Regional differences remain significant
Asia Pacific: Carriers in this region continue to be hardest hit by the current economic turmoil and are expected to post losses of USD1.7 billion (significantly worse than the previous loss forecast of USD1.1 billion). Japan, the region’s largest market is expected to see GDP drop by 5.5% in 2009 with exports already in freefall. China has been successful in stimulating demand in domestic markets with pricing adjustments. International demand to and from China is expected to contract by between 5% and 10% over the year. India, whose market for international air services tripled in size between 2000 and 2008, is expected to see capacity increase by 0.7% in 2009, while demand drops between 2% and 3%. Overall, the region is expected to see a 6.8% fall in demand but only a 4.0% drop in capacity.
North America: Carriers in this region are expected to deliver the best performance for 2009 with a combined USD100 million profit. A 7.5% fall in demand is expected to be matched by a 7.5% cut in capacity. Despite the worsening economic conditions, this is relatively unchanged from the earlier forecast of a USD300 million profit. Carriers are benefiting from careful capacity management and lower spot prices for fuel.

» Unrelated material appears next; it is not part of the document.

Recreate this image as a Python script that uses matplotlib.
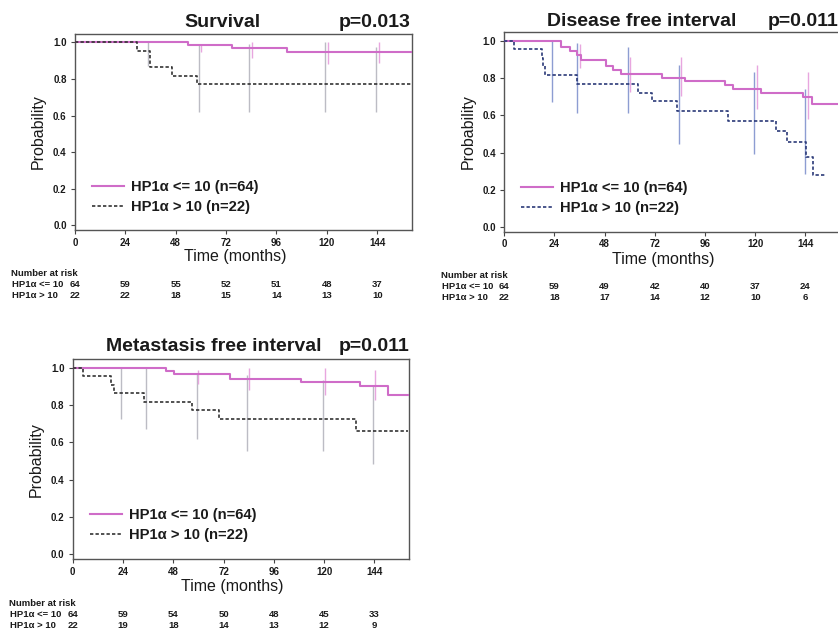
import matplotlib
matplotlib.use("Agg")
import matplotlib.pyplot as plt
import matplotlib.transforms as mtransforms

plt.rcParams['font.family'] = ['Liberation Sans', 'DejaVu Sans']

month_ticks = [0, 24, 48, 72, 96, 120, 144]
prob_ticks = [0.0, 0.2, 0.4, 0.6, 0.8, 1.0]
label_low = "HP1\u03b1 <= 10 (n=64)"
label_high = "HP1\u03b1 > 10 (n=22)"
row_low = "HP1\u03b1 <= 10"
row_high = "HP1\u03b1 > 10"

# Survival
surv_low_t = [0, 54, 75, 101, 160.5]
surv_low_p = [1.0, 0.984, 0.968, 0.946, 0.946]
surv_high_t = [0, 29.4, 35.8, 46, 58, 160.5]
surv_high_p = [1.0, 0.955, 0.864, 0.818, 0.773, 0.773]
surv_low_ci_t = [60.2, 84.5, 120.6, 144.6]
surv_low_ci_lo = [0.946, 0.916, 0.884, 0.889]
surv_low_ci_hi = [0.99, 1.0, 1.0, 1.0]
surv_high_ci_t = [34.7, 58.9, 82.8, 119.3, 143.4]
surv_high_ci_lo = [0.87, 0.62, 0.62, 0.62, 0.62]
surv_high_ci_hi = [1.0, 0.99, 0.99, 1.0, 0.975]
surv_risk_low = [64, 59, 55, 52, 51, 48, 37]
surv_risk_high = [22, 22, 18, 15, 14, 13, 10]

# Disease free interval
dfi_low_t = [0, 27.1, 31.4, 34.9, 36.7, 48.7, 51.9, 55.7, 75.6, 86.5, 105.6,
             109.6, 122.7, 142.8, 147.1, 161]
dfi_low_p = [1.0, 0.968, 0.946, 0.923, 0.896, 0.863, 0.842, 0.822, 0.80, 0.784,
             0.764, 0.743, 0.721, 0.697, 0.662, 0.662]
dfi_high_t = [0, 4.6, 18, 18.7, 19.5, 34.6, 64.1, 70.5, 82.5, 106.9, 129.9,
              135.4, 144.4, 147.8, 153.4]
dfi_high_p = [1.0, 0.955, 0.909, 0.864, 0.818, 0.77, 0.72, 0.674, 0.622, 0.571,
              0.517, 0.454, 0.378, 0.279, 0.279]
dfi_low_ci_t = [36.2, 60.1, 84.5, 120.8, 145]
dfi_low_ci_lo = [0.856, 0.725, 0.706, 0.634, 0.58]
dfi_low_ci_hi = [0.982, 0.914, 0.914, 0.869, 0.832]
dfi_high_ci_t = [23, 34.9, 59.3, 83.6, 119.6, 143.9]
dfi_high_ci_lo = [0.67, 0.611, 0.611, 0.445, 0.391, 0.283]
dfi_high_ci_hi = [1.0, 0.986, 0.968, 0.869, 0.832, 0.743]
dfi_risk_low = [64, 59, 49, 42, 40, 37, 24]
dfi_risk_high = [22, 18, 17, 14, 12, 10, 6]

# Metastasis free interval
mfi_low_t = [0, 44.3, 48.1, 75.2, 109.1, 136.9, 150.3, 160]
mfi_low_p = [1.0, 0.982, 0.964, 0.942, 0.923, 0.903, 0.854, 0.854]
mfi_high_t = [0, 5.1, 18.2, 19.5, 34, 57, 70, 135.3, 160]
mfi_high_p = [1.0, 0.955, 0.909, 0.864, 0.818, 0.773, 0.727, 0.662, 0.662]
mfi_low_ci_t = [59.7, 83.9, 120.2, 144.1]
mfi_low_ci_lo = [0.915, 0.879, 0.856, 0.825]
mfi_low_ci_hi = [0.988, 1.0, 1.0, 0.988]
mfi_high_ci_t = [23, 35.2, 59.2, 83.2, 119.4, 143.2]
mfi_high_ci_lo = [0.726, 0.672, 0.617, 0.554, 0.554, 0.482]
mfi_high_ci_hi = [0.997, 1.0, 0.97, 0.96, 0.933, 0.906]
mfi_risk_low = [64, 59, 54, 50, 48, 45, 33]
mfi_risk_high = [22, 19, 18, 14, 13, 12, 9]

pink = "#cf6cc8"
pink_ci = "#e8a6df"
text_col = "#1a1a1a"


def draw_panel(ax, title, pval, low_t, low_p, high_t, high_p, low_ci, high_ci,
               risk_low, risk_high, high_col, high_ci_col, title_x, title_y,
               p_x, p_ha):
    ax.set_xlim(0, 160.5)
    ax.set_ylim(-0.025, 1.045)

    ax.vlines(high_ci[0], high_ci[1], high_ci[2], colors=high_ci_col, lw=1.0, zorder=1)
    ax.vlines(low_ci[0], low_ci[1], low_ci[2], colors=pink_ci, lw=1.0, zorder=1)

    l1, = ax.step(low_t, low_p, where="post", color=pink, lw=1.5, zorder=3)
    l2, = ax.step(high_t, high_p, where="post", color=high_col, lw=1.2,
                  dashes=(2.0, 1.3), zorder=4)

    ax.set_xticks(month_ticks)
    ax.set_yticks(prob_ticks)
    ax.set_yticklabels(["%.1f" % v for v in prob_ticks])
    ax.tick_params(axis="both", labelsize=7, length=3, width=0.8,
                   colors="#444444", labelcolor=text_col)
    ax.tick_params(axis="x", pad=2.5)
    ax.tick_params(axis="y", pad=3)
    for lab in ax.get_xticklabels() + ax.get_yticklabels():
        lab.set_fontweight("bold")
    for sp in ax.spines.values():
        sp.set_color("#555555")
        sp.set_linewidth(1.0)

    ax.text(title_x, title_y, title, transform=ax.transAxes, ha="center",
            va="baseline", fontsize=14, fontweight="bold", color=text_col)
    ax.text(p_x, title_y, pval, transform=ax.transAxes, ha=p_ha,
            va="baseline", fontsize=14, fontweight="bold", color=text_col)

    ax.text(0.475, -0.137, "Time (months)", transform=ax.transAxes, ha="center",
            va="center", fontsize=11.5, color=text_col)
    ax.text(-0.108, 0.5, "Probability", transform=ax.transAxes, ha="center",
            va="center", rotation=90, fontsize=11.5, color=text_col)

    leg = ax.legend([l1, l2], [label_low, label_high], loc="upper left",
                    bbox_to_anchor=(0.05, 0.255), frameon=False, borderpad=0,
                    borderaxespad=0, handlelength=2.2, handletextpad=0.45,
                    labelspacing=0.42,
                    prop={"size": 10.6, "weight": "bold"})
    for t in leg.get_texts():
        t.set_color(text_col)

    # number at risk table
    trans = mtransforms.blended_transform_factory(ax.transData, ax.transAxes)
    ax.text(-0.19, -0.221, "Number at risk", transform=ax.transAxes, ha="left",
            va="center", fontsize=6.8, fontweight="bold", color=text_col)
    ax.text(-0.186, -0.276, row_low, transform=ax.transAxes, ha="left",
            va="center", fontsize=6.8, fontweight="bold", color=text_col)
    ax.text(-0.186, -0.332, row_high, transform=ax.transAxes, ha="left",
            va="center", fontsize=6.8, fontweight="bold", color=text_col)
    for m, a, b in zip(month_ticks, risk_low, risk_high):
        ax.text(m, -0.276, str(a), transform=trans, ha="center", va="center",
                fontsize=6.8, fontweight="bold", color=text_col, clip_on=False)
        ax.text(m, -0.332, str(b), transform=trans, ha="center", va="center",
                fontsize=6.8, fontweight="bold", color=text_col, clip_on=False)


fig = plt.figure(figsize=(8.38, 6.29), dpi=100)

ax1 = fig.add_axes([0.0895, 0.6343, 0.402, 0.3116])
draw_panel(ax1, "Survival", "p=0.013", surv_low_t, surv_low_p, surv_high_t, surv_high_p,
           (surv_low_ci_t, surv_low_ci_lo, surv_low_ci_hi),
           (surv_high_ci_t, surv_high_ci_lo, surv_high_ci_hi),
           surv_risk_low, surv_risk_high, "#333333", "#bcbcc4",
           0.439, 1.036, 0.997, "right")

ax2 = fig.add_axes([0.6018, 0.6316, 0.4005, 0.317])
draw_panel(ax2, "Disease free interval", "p=0.011", dfi_low_t, dfi_low_p, dfi_high_t,
           dfi_high_p,
           (dfi_low_ci_t, dfi_low_ci_lo, dfi_low_ci_hi),
           (dfi_high_ci_t, dfi_high_ci_lo, dfi_high_ci_hi),
           dfi_risk_low, dfi_risk_high, "#2b3a78", "#8d9dd2",
           0.41, 1.032, 0.786, "left")

ax3 = fig.add_axes([0.0868, 0.1113, 0.4013, 0.3175])
draw_panel(ax3, "Metastasis free interval", "p=0.011", mfi_low_t, mfi_low_p, mfi_high_t,
           mfi_high_p,
           (mfi_low_ci_t, mfi_low_ci_lo, mfi_low_ci_hi),
           (mfi_high_ci_t, mfi_high_ci_lo, mfi_high_ci_hi),
           mfi_risk_low, mfi_risk_high, "#333333", "#bcbcc4",
           0.42, 1.043, 1.0, "right")

fig.savefig("out.png", dpi=100)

Europe: Europe’s carriers are expected to lose USD1 billion in 2009. A forecast 2.9% fall in the continent’s GDP is expected to result in a drop in demand of 6.5%. Capacity cuts of 5.3% will not keep pace with the fall in demand, driving yields and profitability down.
Latin America: While Latin America is forecast to maintain positive GDP growth in 2009, the collapse in demand for commodity products is expected to see traffic plunge by 7.8%. Carriers are only expected to be able to drop capacity by 3.8% resulting in losses of USD600 million.
Africa: African carriers are expected to produce 2009 losses of USD600 million. This is six times the USD100 million lost in 2008. The continent’s carriers are losing market share on long-haul routes. Demand is expected to drop by 7.8% with only a 6.0% fall in capacity.
Middle East: Middle East will be the only region with demand growth in 2009 (+1.2%). But this will be overshadowed by the impact of a 3.8% increase in capacity. While this is significantly below the double-digit growth of previous years, the region continues to add capacity ahead of demand. The result is expected to be a loss of USD900 million (a slight deterioration from the USD800 million loss recorded in 2008).
Much of the deterioration forecast for 2009 had already happened by January. As manufacturers end their de-stocking there should be a modest bounce in air freight as component shipping rises a little. But weak consumer and business confidence is expected to keep spending and demand for air transport low.
“The prospects for airlines are dependant on economic recovery. There is little to indicate an early end to the downturn. It will be a grim 2009. And while prospects may improve towards the end of the year, expecting a significant recovery in 2010 would require more optimism than realism,” said Bisignani.
Bisignani also cautioned that this crisis must bring change. “Recovery will not come without change. There is no doubt that this is a resilient industry capable of catalysing economic growth. But we are structurally sick. The historical margin of this hyper-fragmented industry is 0.3%. Bail-outs are not the prescription to return to health. Access to global capital, the ability to merge and consolidate and the freedom to access markets are needed to run this industry as normal profitable business. This is IATA’s Agenda for Freedom – and a very cost effective solution for governments desperate to stimulate their economies,” said Bisignani.